The situation is the following:

1 setup: In a Kafka cluster of 3 brokers I produce some messages to 50 topics (replication factor=2, 1 partition, ack=1), each has a consumer assigned. I measure the avg time to process 1 message (from producing to consuming).

2 setup: I add 2 more Kafka brokers to the cluster - they are created by the same standard tool, so have the same characteristics like cpu/ram, and the same Kafka configs. I create 50 new topics (replication factor=2, 1 partition, ack=1) - just to save my time and not doing replicas reassignment. So the replicas are spread over the 5 brokers. I produce some messages only to the new 50 topics and measure the avg processing time - it became slower in almost 1/3.

So I didn't change any settings of producer, consumers or brokers (except for listing 2 new brokers in the config of Kafka and zookeeper), and can't explain the performance drop. Please point me to any config option/log file/useful article that would help to explain this, and thank you so much in advance.

1

1 Answers

0
votes

In a Kafka cluster of 3 brokers I produce some messages to 50 topics

In the first setup, you have 50 topics with 3 brokers.

I add 2 more Kafka brokers to the cluster. I create 50 new topics

In the second setup, you have 100 topics with 5 brokers.
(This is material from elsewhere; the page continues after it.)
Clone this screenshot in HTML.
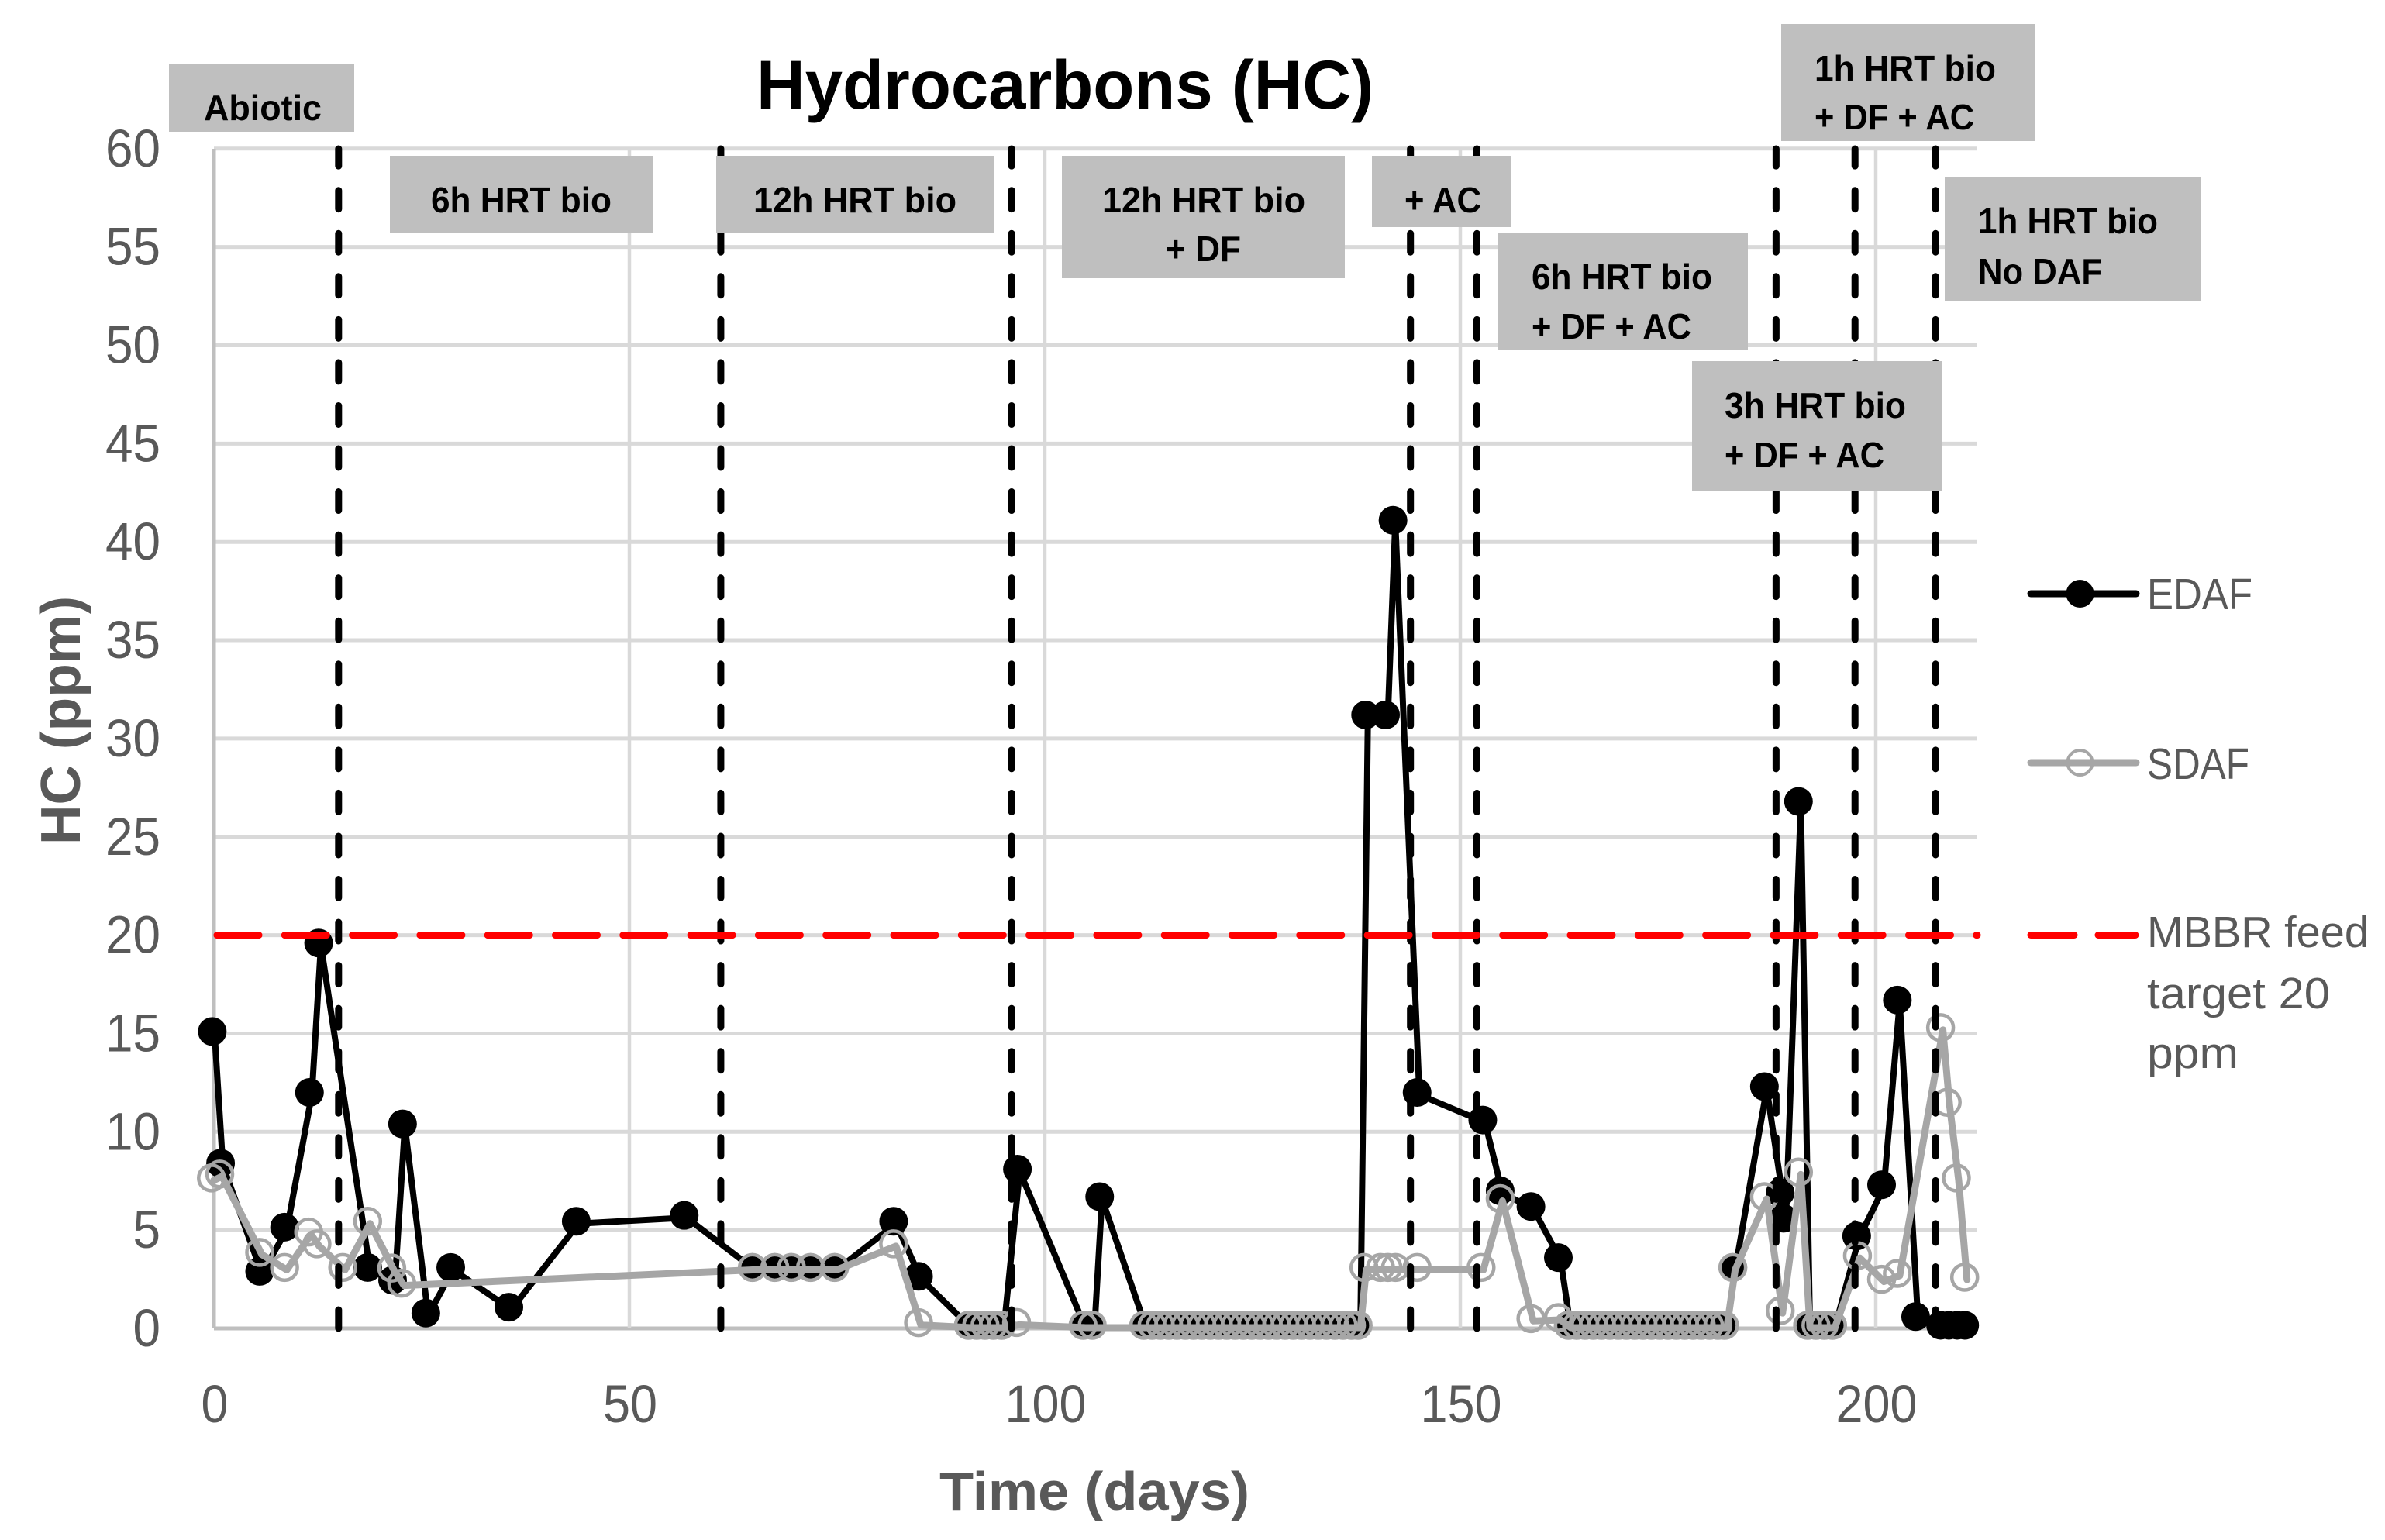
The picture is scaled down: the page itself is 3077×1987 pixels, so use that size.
<!DOCTYPE html>
<html lang="en">
<head>
<meta charset="utf-8">
<title>Hydrocarbons (HC)</title>
<style>
html,body{margin:0;padding:0;background:#fff;}
svg{display:block;font-family:"Liberation Sans",sans-serif;}
.box-label{font-weight:700;font-size:46px;fill:#000;}
.legend-text{font-size:57px;fill:#595959;}
</style>
</head>
<body>
<svg id="chart" xmlns="http://www.w3.org/2000/svg" width="3077" height="1987" viewBox="0 0 3077 1987">
  <rect x="0" y="0" width="3077" height="1987" fill="#fff"/>
  <g id="grid"></g>
  <g id="ticks"></g>
  <g id="series"></g>
  <g id="phases"></g>
  <g id="target"></g>

  <text x="976" y="140" font-size="89" font-weight="700" fill="#000" textLength="796" lengthAdjust="spacingAndGlyphs">Hydrocarbons (HC)</text>
  <text x="1212" y="1948" font-size="70" font-weight="700" fill="#595959" textLength="400" lengthAdjust="spacingAndGlyphs">Time (days)</text>
  <text transform="translate(103,1090) rotate(-90)" x="0" y="0" font-size="72" font-weight="700" fill="#595959" textLength="321" lengthAdjust="spacingAndGlyphs">HC (ppm)</text>

  <g>
    <rect x="218" y="82" width="239" height="88" fill="#bfbfbf"/>
    <text class="box-label" x="263" y="155" textLength="152" lengthAdjust="spacingAndGlyphs">Abiotic</text>
  </g>
  <g>
    <rect x="503" y="201" width="339" height="100" fill="#bfbfbf"/>
    <text class="box-label" x="556" y="274" textLength="233" lengthAdjust="spacingAndGlyphs">6h HRT bio</text>
  </g>
  <g>
    <rect x="924" y="201" width="358" height="100" fill="#bfbfbf"/>
    <text class="box-label" x="972" y="274" textLength="262" lengthAdjust="spacingAndGlyphs">12h HRT bio</text>
  </g>
  <g>
    <rect x="1370" y="201" width="365" height="158" fill="#bfbfbf"/>
    <text class="box-label" x="1422" y="274" textLength="262" lengthAdjust="spacingAndGlyphs">12h HRT bio</text>
    <text class="box-label" x="1504" y="337" textLength="97" lengthAdjust="spacingAndGlyphs">+ DF</text>
  </g>
  <g>
    <rect x="1770" y="201" width="180" height="92" fill="#bfbfbf"/>
    <text class="box-label" x="1812" y="274" textLength="99" lengthAdjust="spacingAndGlyphs">+ AC</text>
  </g>
  <g>
    <rect x="1933" y="300" width="322" height="151" fill="#bfbfbf"/>
    <text class="box-label" x="1976" y="373" textLength="233" lengthAdjust="spacingAndGlyphs">6h HRT bio</text>
    <text class="box-label" x="1976" y="437" textLength="206" lengthAdjust="spacingAndGlyphs">+ DF + AC</text>
  </g>
  <g>
    <rect x="2183" y="466" width="323" height="167" fill="#bfbfbf"/>
    <text class="box-label" x="2225" y="539" textLength="234" lengthAdjust="spacingAndGlyphs">3h HRT bio</text>
    <text class="box-label" x="2225" y="603" textLength="206" lengthAdjust="spacingAndGlyphs">+ DF + AC</text>
  </g>
  <g>
    <rect x="2298" y="31" width="327" height="151" fill="#bfbfbf"/>
    <text class="box-label" x="2341" y="104" textLength="234" lengthAdjust="spacingAndGlyphs">1h HRT bio</text>
    <text class="box-label" x="2341" y="167" textLength="206" lengthAdjust="spacingAndGlyphs">+ DF + AC</text>
  </g>
  <g>
    <rect x="2509" y="228" width="330" height="160" fill="#bfbfbf"/>
    <text class="box-label" x="2552" y="301" textLength="232" lengthAdjust="spacingAndGlyphs">1h HRT bio</text>
    <text class="box-label" x="2552" y="366" textLength="160" lengthAdjust="spacingAndGlyphs">No DAF</text>
  </g>

  <g>
    <line x1="2620" y1="766" x2="2756" y2="766" stroke="#000" stroke-width="9" stroke-linecap="round"/>
    <circle cx="2683.5" cy="766" r="18" fill="#000"/>
    <text class="legend-text" x="2770" y="786" textLength="136" lengthAdjust="spacingAndGlyphs">EDAF</text>
  </g>
  <g>
    <line x1="2620" y1="984" x2="2756" y2="984" stroke="#a6a6a6" stroke-width="9" stroke-linecap="round"/>
    <circle cx="2683.5" cy="984" r="16" fill="none" stroke="#a6a6a6" stroke-width="4"/>
    <text class="legend-text" x="2770" y="1005" textLength="132" lengthAdjust="spacingAndGlyphs">SDAF</text>
  </g>
  <g>
    <line x1="2620" y1="1206.5" x2="2676" y2="1206.5" stroke="#ff0000" stroke-width="9" stroke-linecap="round"/>
    <line x1="2707" y1="1206.5" x2="2755" y2="1206.5" stroke="#ff0000" stroke-width="9" stroke-linecap="round"/>
    <text class="legend-text" x="2770" y="1222" textLength="286" lengthAdjust="spacingAndGlyphs">MBBR feed</text>
    <text class="legend-text" x="2770" y="1301" textLength="236" lengthAdjust="spacingAndGlyphs">target 20</text>
    <text class="legend-text" x="2770" y="1378" textLength="118" lengthAdjust="spacingAndGlyphs">ppm</text>
  </g>
</svg>
<script>
var yTicks = [0,5,10,15,20,25,30,35,40,45,50,55,60];
var xTicks = [0,50,100,150,200];
var phaseDays = [15,61,96,144,152,188,197.5,207.2];
var targetValue = 20;

var edafDays = [-0.2,0.8,5.5,8.5,11.5,12.6,18.5,21.5,22.7,25.5,28.5,35.5,43.6,56.6,64.8,67.5,69.5,71.8,74.7,81.8,84.8,
  90.8,91.8,92.8,93.8,94.8,96.7,104.6,105.7,106.6,
  111.9,112.9,113.9,114.9,115.9,116.9,117.9,118.9,119.9,120.9,121.9,122.9,123.9,124.9,125.9,126.9,127.9,128.9,129.9,130.9,131.9,132.9,133.9,134.9,135.9,136.9,137.7,
  138.6,141,141.9,144.8,152.7,154.8,158.5,161.8,
  163,164,165,166,167,168,169,170,171,172,173,174,175,176,177,178,179,180,181,181.8,
  182.8,186.6,188.5,188.9,190.7,191.8,192.8,193.8,194.8,197.7,200.7,202.6,204.8,207.8,208.8,209.8,210.7];
var edafValues = [15.1,8.4,2.9,5.15,12,19.6,3.1,2.45,10.4,0.78,3.1,1.08,5.45,5.75,3.1,3.1,3.1,3.1,3.1,5.45,2.65,
  0.16,0.16,0.16,0.16,0.16,8.1,0.16,0.16,6.7,
  0.16,0.16,0.16,0.16,0.16,0.16,0.16,0.16,0.16,0.16,0.16,0.16,0.16,0.16,0.16,0.16,0.16,0.16,0.16,0.16,0.16,0.16,0.16,0.16,0.16,0.16,0.16,
  31.2,31.2,41.1,12,10.6,7,6.2,3.6,
  0.16,0.16,0.16,0.16,0.16,0.16,0.16,0.16,0.16,0.16,0.16,0.16,0.16,0.16,0.16,0.16,0.16,0.16,0.16,0.16,
  3.1,12.3,6.9,5.6,26.8,0.16,0.16,0.16,0.16,4.7,7.3,16.7,0.6,0.16,0.16,0.16,0.16];

var sdafDays = [-0.3,0.7,5.5,8.5,11.4,12.4,15.5,18.5,21.4,22.6,64.8,67.5,69.5,71.8,74.7,81.8,84.8,
  90.8,91.8,92.8,93.8,94.8,96.6,104.6,105.7,
  111.9,112.9,113.9,114.9,115.9,116.9,117.9,118.9,119.9,120.9,121.9,122.9,123.9,124.9,125.9,126.9,127.9,128.9,129.9,130.9,131.9,132.9,133.9,134.9,135.9,136.9,137.7,
  138.4,140.4,141.3,142.2,144.8,152.5,154.8,158.5,161.8,
  163,164,165,166,167,168,169,170,171,172,173,174,175,176,177,178,179,180,181,181.8,
  182.8,186.6,188.5,190.7,191.8,192.8,193.8,194.8,197.8,200.7,202.6,207.8,208.6,209.7,210.7];
var sdafValues = [7.65,7.85,3.87,3.1,4.9,4.3,3.1,5.45,3.07,2.3,3.1,3.1,3.1,3.1,3.1,4.3,0.29,
  0.16,0.16,0.16,0.16,0.16,0.3,0.16,0.16,
  0.16,0.16,0.16,0.16,0.16,0.16,0.16,0.16,0.16,0.16,0.16,0.16,0.16,0.16,0.16,0.16,0.16,0.16,0.16,0.16,0.16,0.16,0.16,0.16,0.16,0.16,0.16,
  3.1,3.1,3.1,3.1,3.1,3.1,6.6,0.5,0.55,
  0.16,0.16,0.16,0.16,0.16,0.16,0.16,0.16,0.16,0.16,0.16,0.16,0.16,0.16,0.16,0.16,0.16,0.16,0.16,0.16,
  3.1,6.7,0.9,7.95,0.16,0.16,0.16,0.16,3.7,2.5,2.8,15.3,11.5,7.65,2.6];

var NS = 'http://www.w3.org/2000/svg';
var plotLeft = 276, plotRight = 2551, plotTop = 192, plotBottom = 1714;
var pxPerDay = 10.72, pxPerUnit = 25.37;
function xAxis(d){ return plotLeft + d * pxPerDay; }
function yAxis(v){ return plotBottom - v * pxPerUnit; }
function make(tag, attrs, parent){
  var el = document.createElementNS(NS, tag);
  for (var k in attrs) el.setAttribute(k, attrs[k]);
  parent.appendChild(el);
  return el;
}
var grid = document.getElementById('grid');
var ticks = document.getElementById('ticks');
var seriesLayer = document.getElementById('series');
var phases = document.getElementById('phases');
var target = document.getElementById('target');

yTicks.forEach(function(t){
  var gl = make('line', {x1:plotLeft, x2:plotRight, y1:yAxis(t), y2:yAxis(t), stroke: t === 0 ? '#bfbfbf' : '#d9d9d9', 'stroke-width':5}, grid);
  
  
  var s = String(t);
  var lb = make('text', {x:207, y:yAxis(t)+23, 'text-anchor':'end', 'font-size':69, fill:'#595959', textLength:35.5*s.length, lengthAdjust:'spacingAndGlyphs'}, ticks);
  lb.textContent = s;
  
  
});
xTicks.forEach(function(t){
  var gl = make('line', {x1:xAxis(t), x2:xAxis(t), y1:plotTop, y2:plotBottom, stroke:'#d9d9d9', 'stroke-width':4.5}, grid);
  
  
  var s = String(t);
  var lb = make('text', {x:xAxis(t)+1, y:1835, 'text-anchor':'middle', 'font-size':69, fill:'#595959', textLength:35*s.length, lengthAdjust:'spacingAndGlyphs'}, ticks);
  lb.textContent = s;
  
  
});
var yAxisLine = make('line', {x1:plotLeft, x2:plotLeft, y1:plotTop, y2:plotBottom, stroke:'#bfbfbf', 'stroke-width':5}, grid);



function polyPoints(days, vals){
  return days.map(function(d, i){ return (xAxis(d)+3) + ',' + (yAxis(vals[i])+3); }).join(' ');
}
var edafLine = make('polyline', {points:polyPoints(edafDays, edafValues), fill:'none', stroke:'#000', 'stroke-width':8, 'stroke-linejoin':'round', 'stroke-linecap':'round'}, seriesLayer);


edafDays.forEach(function(d, i){
  var c = make('circle', {cx:xAxis(d), cy:yAxis(edafValues[i]), r:18.5, fill:'#000'}, seriesLayer);
  
  
});
var sdafLine = make('polyline', {points:polyPoints(sdafDays, sdafValues), fill:'none', stroke:'#a6a6a6', 'stroke-width':9, 'stroke-linejoin':'round', 'stroke-linecap':'round'}, seriesLayer);


sdafDays.forEach(function(d, i){
  var c = make('circle', {cx:xAxis(d), cy:yAxis(sdafValues[i]), r:16.5, fill:'none', stroke:'#a6a6a6', 'stroke-width':4.5}, seriesLayer);
  
  
});
phaseDays.forEach(function(d){
  var l = make('line', {x1:xAxis(d), x2:xAxis(d), y1:plotBottom, y2:plotTop, stroke:'#000', 'stroke-width':9, 'stroke-linecap':'round', 'stroke-dasharray':'24 31.55'}, phases);
  
  
});
var targetLine = make('line', {x1:plotLeft + 4, x2:plotRight, y1:yAxis(targetValue), y2:yAxis(targetValue), stroke:'#ff0000', 'stroke-width':9, 'stroke-linecap':'round', 'stroke-dasharray':'54 33.3'}, target);


</script>
</body>
</html>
Even supposing scaling should be linear, 100 topics should contain 6 brokers but not 5


So the replicas are spread over the 5 brokers

  1. Here, how the replicas are spread also matters. A broker may be serving 10 partitions as leader, another broker may be serving 7 and so on. This being the case, a particular broker may have more load compared to other brokers. This could be the cause for slow down.
  2. Also, when you have replication.factor=2, what matters here is whether acks=all or acks=1 or acks=0. If you have put acks=all, then all the replicas must acknowledge the write to the producer which could slow it down.
  3. Next is the locality and configuration of the new brokers, under what machine configurations they are running, their CPU config, RAM, processor load, network between the old brokers, new brokers and clients are also worth considering.
  4. Moreover, if your application is consuming a lot of topics, it necessarily would have to make requests to a lot of brokers since the topic partitions are spread among different brokers. Utilizing one broker to the fullest (CPU, memory etc) vs utilizing multiple brokers can be benchmarked.